Vamos supor que você seja um jogador de pôquer. Não um mago do baralho (cuidado, revisor), que sabe de cor e salteado as possibilidades matemáticas de cada uma das combinações do jogo. Muito menos alguém que estuda a fundo as quase imperceptíveis reações dos adversários para descobrir, por um pequeno tique nervoso, como morder os lábios ou estalar o polegar, se um dos “inimigos” da mesa está blefando.

Não. Você não é tão bom assim.

Mas também não é um otário que, de modo açodado, vai em todas as mãos, mesmo que com um mísero par de oitos ou três cartas do mesmo naipe, caso este em que a possibilidade de fazer um flush é de apenas seis por cento.

Você é um jogador mediano. Se reúne para um pôquer de amigos, apenas para se divertir, uma vez por semana. Quando a noite é muito ruim, perde quinhentos reais. Se as cartas estão favoráveis, ganha isso. Quinhentos pra lá, quinhentos pra cá.

Ao longo de um ano, sai no empate. Mas tem plena consciência de que, se relaxar, pisar na bola, vai perder sistematicamente. Por isso presta atenção às pedidas dos demais jogadores, só vai na rodada quando sua mão é boa. Sabe carregar nas fichas quando está de posse de um bom jogo. Ah, já ia me esquecendo, de vez em quando passa um blefezinho, que ninguém é de ferro.

Pensando melhor, acho que você não é um jogador mediano. É bom. Tem mais: só não é melhor porque, com toda razão, entende que o pôquer não é uma coisa importante em sua vida. Trata-se apenas de um hobby, que poderia ser bilhar, pingue-pongue, torneios de videogame, culinária mediterrânea ou a participação em um coral amador (sua voz é afinada e seu ouvido, quase absoluto).
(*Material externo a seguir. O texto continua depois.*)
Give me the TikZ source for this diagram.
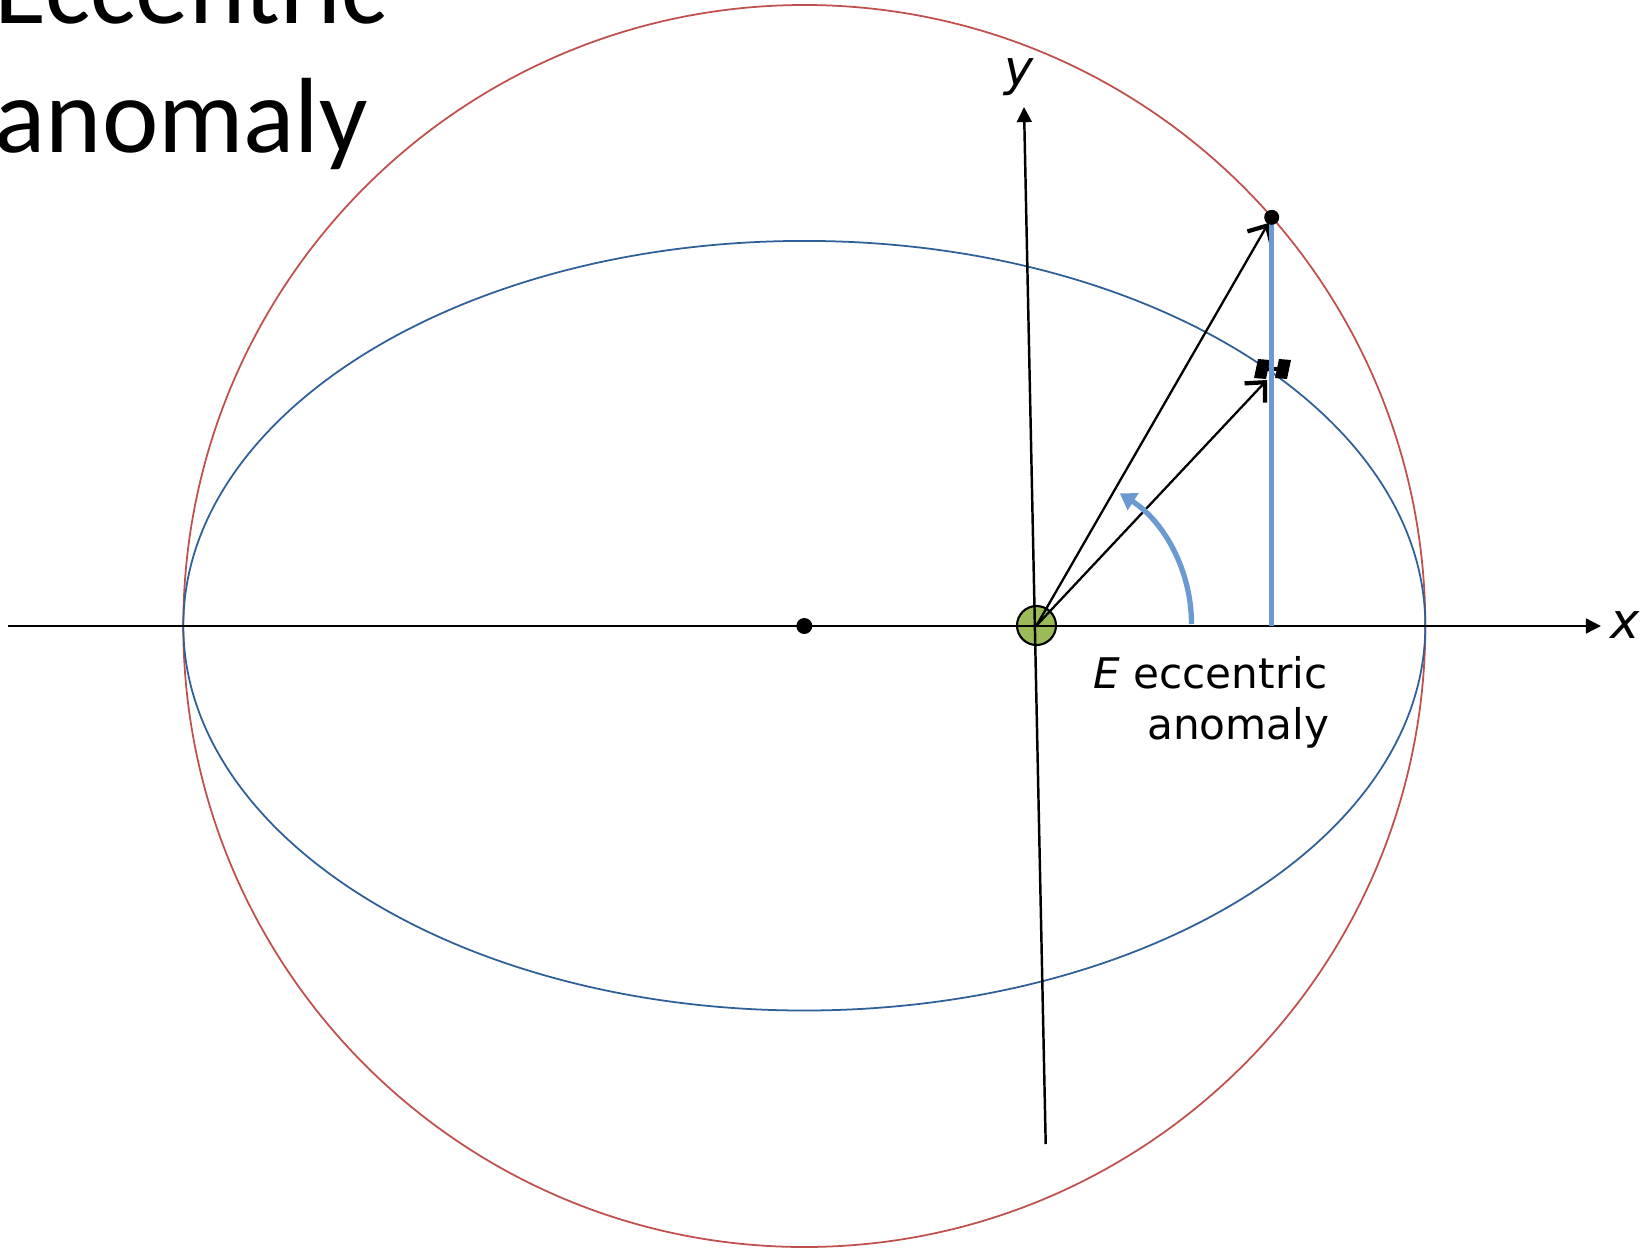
\documentclass[tikz,border=0pt]{standalone}
\usepackage{fontspec}
\setmainfont{DejaVu Sans}
\newfontfamily\titlefont{Carlito}
\usetikzlibrary{arrows.meta}
\definecolor{orbitred}{HTML}{C0504D}
\definecolor{orbitblue}{HTML}{2F5F98}
\definecolor{lightblue}{HTML}{6A9AD0}
\definecolor{focusgreen}{HTML}{9BBB59}
\tikzset{
  axisline/.style={line width=0.7pt,-{Triangle[length=4.3pt,width=4.2pt]}},
  radline/.style={line width=0.65pt,-{Straight Barb[length=4.2pt,width=8pt,line width=1.2pt]}},
  labeltext/.style={inner sep=0pt,font=\fontsize{12}{14}\selectfont},
  titletext/.style={inner sep=0pt,anchor=base west,font=\titlefont\fontsize{30.4}{36}\selectfont},
}
\begin{document}
\begin{tikzpicture}[x=0.01cm,y=-0.01cm]
\useasboundingbox (0,0) rectangle (1642,1251);
\clip (0,0) rectangle (1642,1251);
\fill[white] (0,0) rectangle (1642,1251);
% key points
\coordinate (C) at (804.3,626);
\coordinate (F) at (1036.5,625.5);
\coordinate (P) at (1271.7,217.3);
\coordinate (Sa) at (1267,380);
\coordinate (Pa) at (1268.5,223);
\coordinate (Foot) at (1271.7,626);
\coordinate (xs) at (8.4,626);
\coordinate (xe) at (1601,626);
\coordinate (ys) at (1045.7,1144);
\coordinate (ye) at (1024,107);
% title
\node[titletext] (t1) at (-6,23) {Eccentric};
\node[titletext] (t2) at (-6,152) {anomaly};
% circle and ellipse
\draw[orbitred,line width=0.5pt] (C) circle [radius=621];
\draw[orbitblue,line width=0.5pt] (804.3,625.7) ellipse [x radius=621, y radius=384.8];
% focus body
\draw[fill=focusgreen,line width=0.6pt] (F) circle [radius=19.5];
% axes
\draw[axisline] (xs) -- (xe);
\draw[axisline] (ys) -- (ye);
\node[labeltext,font=\fontsize{14}{16}\selectfont\itshape] (xl) at (1625,625) {x};
\node[labeltext,font=\fontsize{14}{16}\selectfont\itshape] (yl) at (1019,77) {y};
% centre dot
\fill (C) circle [radius=8];
% radius vectors
\draw[radline] (F) -- (Pa);
\draw[radline] (F) -- (Sa);
% satellite
\fill (1258,359) -- (1270,360) -- (1266,379) -- (1254,378) -- cycle;
\fill (1279,359) -- (1291,360) -- (1287,379) -- (1275,378) -- cycle;
\draw[line width=1.2pt] (1266,369) -- (1279,369);
% projection line
\draw[lightblue,line width=1.3pt] (P) -- (Foot);
\fill (P) circle [radius=7.5];
% angle arc
\draw[lightblue,line width=1.5pt,-{Triangle[length=4.5pt,width=5.5pt]}] (1191.5,624) arc [start angle=0,end angle=-57.5,radius=155];
% label
\node[labeltext,anchor=base east] (l1) at (1328,688) {\textit{E} eccentric};
\node[labeltext,anchor=base east] (l2) at (1330,739) {anomaly};
\end{tikzpicture}
\end{document}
Imaginemos agora que, nas férias, você vá, com a mulher e as crianças, para um hotel fazenda. À noite, outros hóspedes o convidam para uma roda de pôquer. Você se faz de rogado, reluta um pouco, diz que está com sono, que tem de acordar cedo para andar a cavalo. Mas a verdade é que estava louco para “chorar” uma trinca de valetes e manusear uma pilha de fichas, cada valor uma cor, ouvindo-lhes o tilintar ao toque dos dedos.

Já sentado à mesa, tem duas decepções: as fichas são tampinhas de cerveja e feijões, o cacife é de vinte reais e o pingo, de 50 centavos (um grão de feijão mulatinho). Você só não se levanta e vai embora porque não quer fazer uma desfeita aos pais dos amiguinhos de seus filhos.
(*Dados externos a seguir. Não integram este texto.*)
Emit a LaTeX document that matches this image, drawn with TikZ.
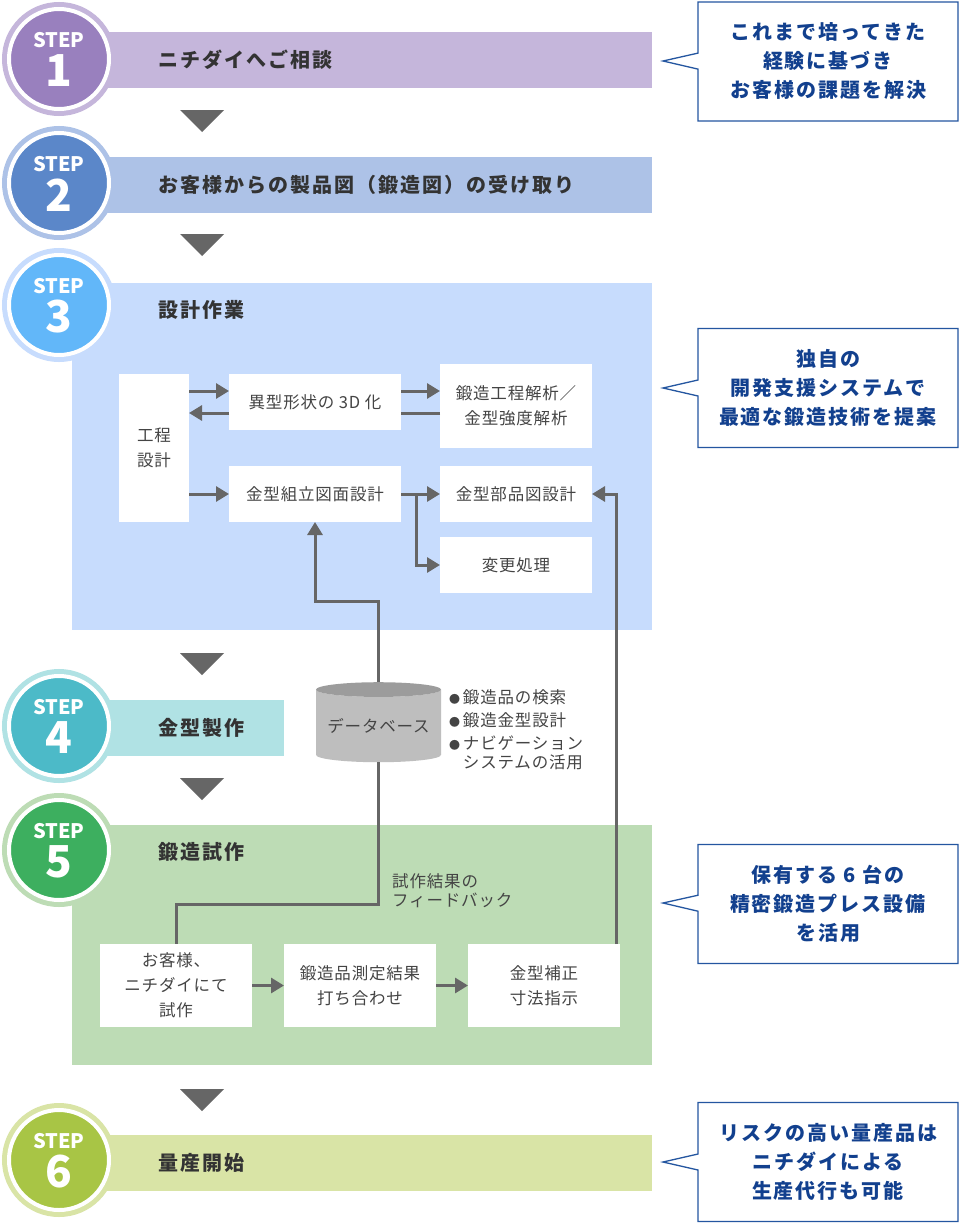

É lógico que, na situação acima, você vai jogar mal. Não prestará a menor atenção nas pedidas dos outros, na sua vez pedirá até quatro cartas, quase sempre pagará para ver o jogo do adversário, mesmo quando as evidências estejam todas a favor dele.

Você vai perder, com certeza, dois ou três cacifes, nada que venha a desfalcar sua carteira, muito menos arruinar as férias.

Pensemos agora numa situação totalmente distinta. Você deu “aquela” porrada no mercado futuro de DI, deixou as crianças com a sogra e foi com a cara-metade passar uma temporada num resort de altíssimo luxo na ilha de Saint Barthélemy, no Caribe.

Lá, um grupo de traders brasileiros (muito aqui entre nós, de uma turma superior à sua, gestores de centenas de milhões, que são arroz de festa em Saint Barth) o chama para um “joguinho” de pôquer.

“Coisa boba”, diz um deles, “só pra distrair’.

‘Loucura minha, jogar com esses pezzonovanti’, você pensa. Pensa, mas aceita o convite.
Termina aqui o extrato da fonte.